Apple ID Consistency
All devices need to be signed into the same Apple ID. This sounds obvious, but it's a common source of confusion when someone has a work Apple ID on one device and a personal one on another, or when a family member's device is signed in with a shared account.
iMessage vs. SMS/MMS
iMessage (blue bubbles) syncs through iCloud seamlessly. SMS and MMS (green bubbles) are carrier text messages — they rely on your iPhone as the hub. A Mac or iPad can receive SMS through a feature called Text Message Forwarding, which routes carrier texts through your iPhone over Wi-Fi or Bluetooth. If your iPhone is off or out of range, SMS may not appear on other devices.
| Message Type | Syncs via iCloud | Requires iPhone Nearby |
|---|---|---|
| iMessage | ✅ Yes | ❌ No |
| SMS/MMS | ⚠️ Partial | ✅ For Mac/iPad |
Software Version Compatibility
Messages in iCloud behavior has changed across iOS and macOS releases. Some features — like improved storage optimization or changes to how message history loads on a new device — behave differently depending on whether you're running a current OS version or an older one. Devices running significantly different OS versions may experience sync delays or incomplete history loading.
New Device Setup
When you sign into iCloud on a new device with Messages in iCloud enabled, it may take time — sometimes hours — for your full message history to download, especially if you have years of conversations and large attachments.
Managing Messages Across Devices
A few behaviors worth understanding before you rely on iCloud Messages:
- Deleting is universal.
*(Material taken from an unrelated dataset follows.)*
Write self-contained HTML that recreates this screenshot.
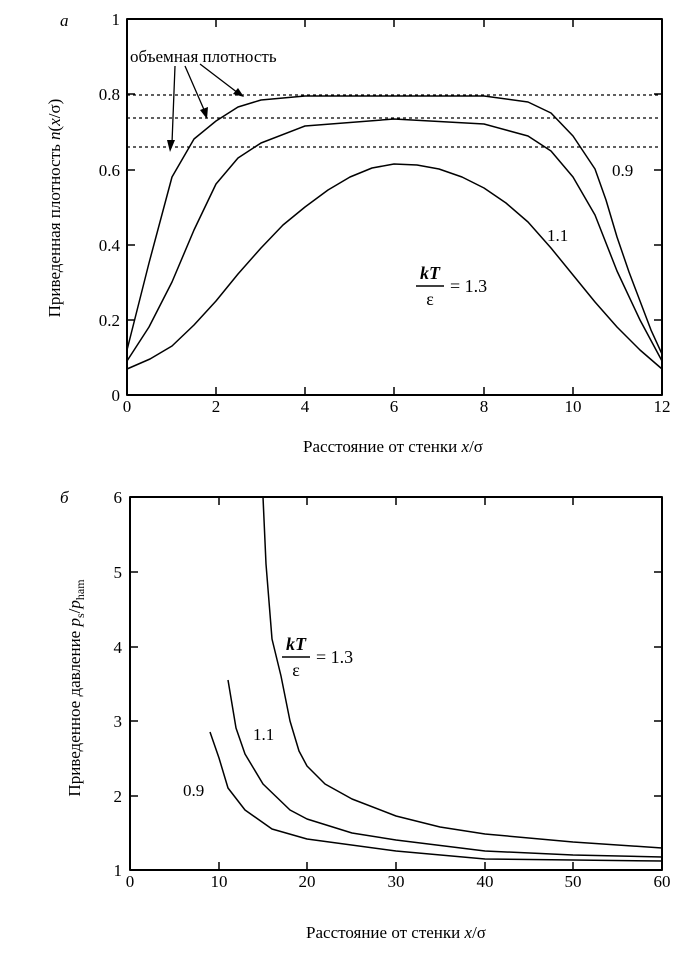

Unlike Photos where you can manage library vs. device storage separately, a deleted message conversation is removed from all synced devices.
- Message history on a new device is pulled from iCloud, not from the old device directly. If you turn off Messages in iCloud before setting up a new phone, you may lose continuity.
- Storage optimization — on devices with limited local storage, older messages and attachments may be stored only in iCloud and downloaded on demand when you open a conversation.
The Variables That Shape Your Experience 🔍
How iCloud Messages works for you specifically comes down to a combination of factors that aren't the same for every user:
- How many devices you're syncing across, and whether they're all running current software
- Whether you're sending and receiving a mix of iMessage and SMS
- How much iCloud storage you have and how much your message history actually uses
- Whether all your devices share the same Apple ID without exception
- Your network conditions when syncing large amounts of message history
Someone with a single iPhone and a Mac on the same Apple ID, with plenty of iCloud storage and current software, will have a very different experience from someone juggling multiple Apple IDs, older devices, or a full 5GB iCloud plan shared across apps, backups, and photos.
Understanding what iCloud Messages syncs — and what it depends on — is the starting point. Whether the feature works the way you need it to in your specific setup is the piece that requires a closer look at your own devices and account configuration.